From technoscience and cyberculture edited by Stanley Aronowitz, Barbara Martinsons, and Michael Menser. Routledge, New York and London. 1996.

On Cultural Studies, Science, and Technology by Michael Menser and Stanley Aronowitz.

Earth to Gore, Earth to Gore by Andrew Ross

Mapping Space: Imaging Technologies and the Planetary Body by Jody Berland

The Bomb's-Eye View by John Broughton

Markets and Antimarkets in the World Economy by Manuel De Landa

Technoscience and the Labor Process by William DiFazio

Boundary Violations by Peter Lamborn Wilson

Remarks on Narrative and Technology, or Poetry and Truth by Samuel R. Delany

The Question of Space by Lebbeus Woods

Becoming-Heterarch: On Technocultural Theory, Minor Science, and the Production of Space by Michael Menser




On Cultural Studies, Science, and Technology by Michael Menser and Stanley Aronowitz.

Technology shapes culture; science epistemologically grounds technology; science as an epistemology presupposes the technological; (techno)culture produces (techno)science; culture is always technological but not always scientific, and so on. (7)

We offer... an alternative to the binary of bio-physiological and cultural explanations of human events...(13)
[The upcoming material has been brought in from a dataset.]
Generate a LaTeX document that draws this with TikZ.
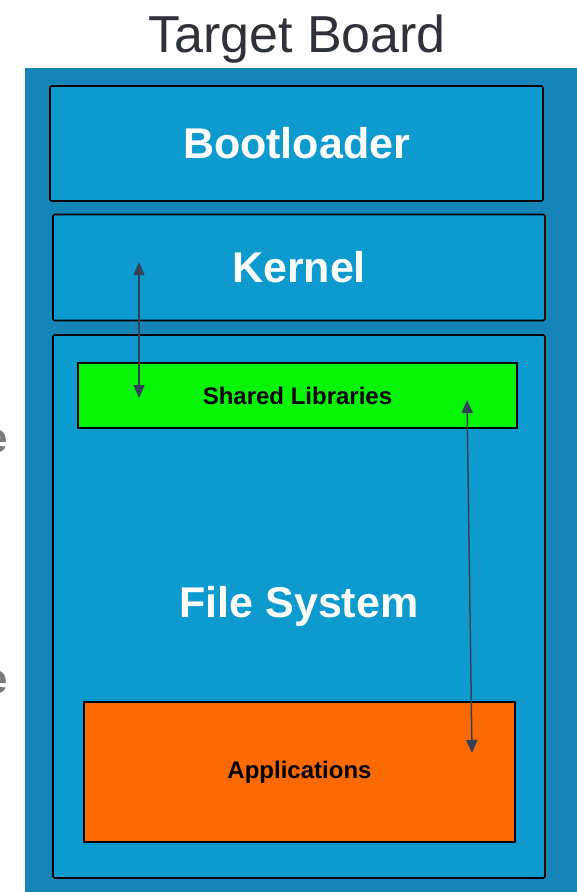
\documentclass[tikz,border=0pt]{standalone}
\usepackage{fontspec}
\setmainfont{Liberation Sans}
\usetikzlibrary{arrows.meta}
\definecolor{boardblue}{HTML}{1485B6}
\definecolor{boxblue}{HTML}{0D9ACF}
\definecolor{libgreen}{HTML}{06F406}
\definecolor{apporange}{HTML}{FA6A00}
\definecolor{titlegray}{HTML}{2E333B}
\definecolor{fraggray}{HTML}{7A7A7A}
\definecolor{arrowcol}{HTML}{33405A}
\tikzset{
  layer/.style={draw=black, line width=1.6pt, fill=boxblue, rounded corners=1.5pt,
    inner sep=0pt, text=white, font=\bfseries\fontsize{43}{43}\selectfont},
  smallbox/.style={draw=black, line width=1.4pt, inner sep=0pt,
    text=black, font=\bfseries\fontsize{24}{24}\selectfont},
  link/.style={draw=arrowcol, line width=1.5pt, {Triangle[length=13pt,width=11pt]}-{Triangle[length=13pt,width=11pt]}},
  frag/.style={text=fraggray, font=\bfseries\fontsize{42}{42}\selectfont, inner sep=0pt}
}
\begin{document}
\begin{tikzpicture}[x=1pt,y=-1pt]
\useasboundingbox (0,0) rectangle (577,892);
\fill[white] (0,0) rectangle (577,892);
% board
\fill[boardblue] (25,68) rectangle (590,900);
\node[text=titlegray, font=\fontsize{52}{52}\selectfont, inner sep=0pt, anchor=base] (title) at (297,52) {Target Board};
% layers
\node[layer, minimum width=493pt, minimum height=115pt] (boot) at (296.5,143.5) {Bootloader};
\node[layer, minimum width=492pt, minimum height=106pt] (kernel) at (299,267.5) {Kernel};
\node[layer, minimum width=492pt, minimum height=543pt] (fs) at (299,606.5) {File System};
\node[smallbox, fill=libgreen, minimum width=439pt, minimum height=65pt] (lib) at (297.5,395.5) {Shared Libraries};
\node[smallbox, fill=apporange, minimum width=431pt, minimum height=140pt] (app) at (299.5,772) {Applications};
% arrows
\coordinate (k1) at (139,262);
\coordinate (l1) at (139,398);
\coordinate (l2) at (467,400);
\coordinate (a2) at (472,753);
\draw[link] (k1) -- (l1);
\draw[link] (l2) -- (a2);
% cut-off fragments at left edge (as in the reference)
\node[frag, anchor=base east] (e1) at (8,452) {e};
\node[frag, anchor=base east] (e2) at (8,693) {e};
\end{tikzpicture}
\end{document}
For many in the U.S., the Internet and the building of the information superhighway may offer subversive, antihegemonic possibilities to computer users. This may allow a different sort of culture to emerge, one with values which are less commercial, antipanoptic, and procommunity. "hacker culture" has, to a degree, embodied this, and the relatively "free" flows of information generated by thte "Net" to date do offer some real possibilities for alternative social-informational arrangements not offered by other media (TV) or social institutions (schools). However, these countertendencies made possible by new technologies do not warrant the overly optimistic or utopian assessments offered by various technophiles. (14)

Technocultures do not employ technologies just for pragmatic reasons, but for social (or class) status and the "spectacular" effects that shape experience. (15)

Notions of community and "neighborhood" have drastically shifted such that what is physically near is -- in some contexts -- so easily overcome that it often bears no relation (is not a "neighbor") to us, or we bear less of a relation to it precisely or in spite of the fact (this is the complexity) that we are so (spatially) close. Thus, technology does not shrink all pace and time, but instead links-bypasses. The two are inseparable. Technological networks which establish new connections selectively accent or displace previous ones. (16)

Does paperlessness make reading a virtual experience? (20)


Citadels, Rhizomes, and String Figures by Emily Martin

[Comparing cybercommunities to rhizomic shapes] "Any point of a rhizome can be connected to anything other, and must be. This is very different from the tree or root, which plots a point, fixes an order." (Deleuze, 103)

Rhizomic things "evolve by subterranean stems and flows, along river valleys or train tracks; [they] spread like a patch of oil." (Deleuze) This image might do well to capture the kind of discontinuous, fractured, and non-linear relationships between science and the rest of culture that Donna Haraway has given us. (103)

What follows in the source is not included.